Abstract The total supply capability (TSC) is an important index of a distribution network and the network’s complete supply capability can be represented by a curve, named TSC curve. This paper proposes the mathematical model of the TSC curve and reveals the mechanism that determines the shape of a TSC curve. Firstly, the concept and mathematical model of the TSC curve are introduced. The operation points in a TSC curve have different power supply capabilities and their power supply capabilities are usually less than TSC. Such ‘capability decline’ exists widely in the distribution network. Secondly, the mathematical mechanism that determines the shape of a curve is discovered. It is found that the ‘intersection variable’ in the model causes the capability decline, and ultimately forms the curve.
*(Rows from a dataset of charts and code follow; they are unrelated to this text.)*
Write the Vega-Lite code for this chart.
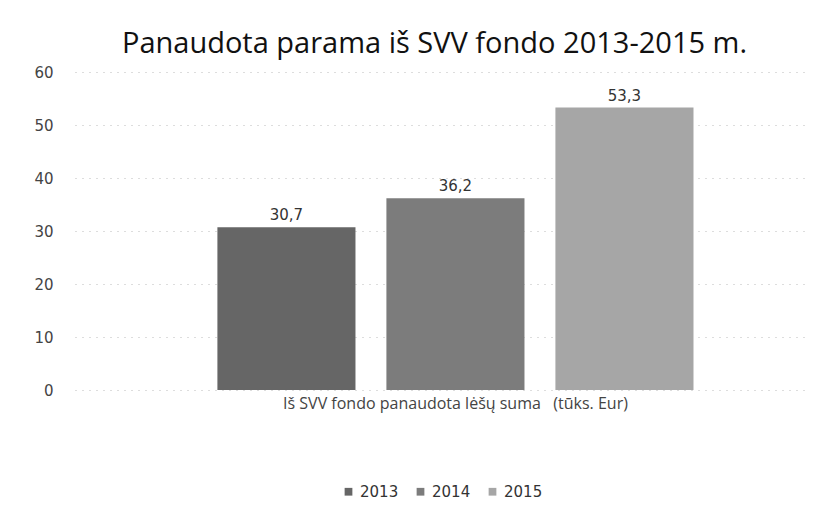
{
  "$schema": "https://vega.github.io/schema/vega-lite/v6.json",
  "width": 735,
  "height": 318,
  "autosize": "none",
  "padding": {"left": 75, "top": 72, "right": 24, "bottom": 139},
  "background": "white",
  "config": {
    "locale": {"number": {"decimal": ",", "thousands": " ", "grouping": [3], "currency": ["", " €"]}},
    "view": {"stroke": null},
    "font": "Open Sans"
  },
  "title": {
    "text": "Panaudota parama iš SVV fondo 2013-2015 m.",
    "fontSize": 29,
    "font": "Open Sans",
    "fontWeight": "normal",
    "color": "#111111",
    "anchor": "middle",
    "dx": -8,
    "offset": 6
  },
  "data": {
    "values": [
      {"category": "Iš SVV fondo panaudota lėšų suma   (tūks. Eur)", "year": "2013", "value": 30.7},
      {"category": "Iš SVV fondo panaudota lėšų suma   (tūks. Eur)", "year": "2014", "value": 36.2},
      {"category": "Iš SVV fondo panaudota lėšų suma   (tūks. Eur)", "year": "2015", "value": 53.3}
    ]
  },
  "encoding": {
    "x": {
      "field": "year",
      "type": "nominal",
      "scale": {"paddingInner": 0.183, "paddingOuter": 0.766, "align": 0.55},
      "axis": {
        "labels": false,
        "ticks": false,
        "domain": false,
        "title": "Iš SVV fondo panaudota lėšų suma \u00a0 (tūks. Eur)",
        "titleFont": "Open Sans",
        "titleFontWeight": "normal",
        "titleFontSize": 16,
        "titleColor": "#444444",
        "titleX": 380,
        "titlePadding": 5
      }
    },
    "y": {
      "field": "value",
      "type": "quantitative",
      "scale": {"domain": [0, 60]},
      "axis": {
        "values": [0, 10, 20, 30, 40, 50, 60],
        "title": null,
        "domain": false,
        "ticks": false,
        "labelPadding": 22,
        "labelFontSize": 15,
        "labelFont": "DejaVu Sans",
        "labelColor": "#444444",
        "gridColor": "#bbbbbb",
        "gridDash": [1, 6],
        "gridWidth": 1
      }
    }
  },
  "layer": [
    {
      "mark": {"type": "bar"},
      "encoding": {
        "color": {
          "field": "year",
          "type": "nominal",
          "scale": {"domain": ["2013", "2014", "2015"], "range": ["#666666", "#7c7c7c", "#a6a6a6"]},
          "legend": {
            "orient": "none",
            "legendX": 266,
            "legendY": 412,
            "direction": "horizontal",
            "title": null,
            "labelFontSize": 15,
            "labelFont": "DejaVu Sans",
            "labelColor": "#333333",
            "symbolType": "square",
            "symbolSize": 60,
            "columnPadding": 14
          }
        }
      }
    },
    {
      "mark": {"type": "text", "dy": -12, "fontSize": 15, "font": "DejaVu Sans", "color": "#333333"},
      "encoding": {
        "text": {"field": "value", "type": "quantitative", "format": ".1f"}
      }
    }
  ]
}
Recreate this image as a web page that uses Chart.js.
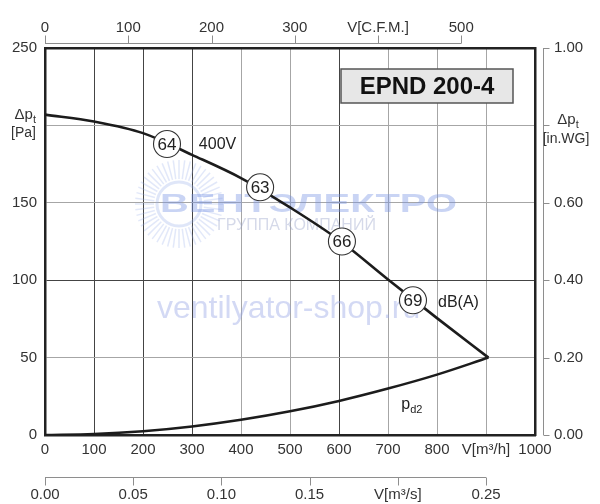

The intersection variable is a shared variable in equation constraints. It induces redundancy in the summation equation which is obtained by adding all equality constraints together. The value of the redundancy will determine how much the capability declines. Furthermore, the mathematical mechanism formula is derived to calculate the capability decline, and the physical meaning of the mathematical mechanism is revealed: a TSC operation point has the minimum redundancy, which means the distribution network works in the optimal backup state with no capacity waste; while for a non-TSC operation point, the redundancy causes the capacity waste and the wasted capacity is equal to the difference between the actual redundancy and the minimum redundancy. Finally, some wiring mode cases and IEEE_RBTS case are used to verify the proposed model and the mechanism.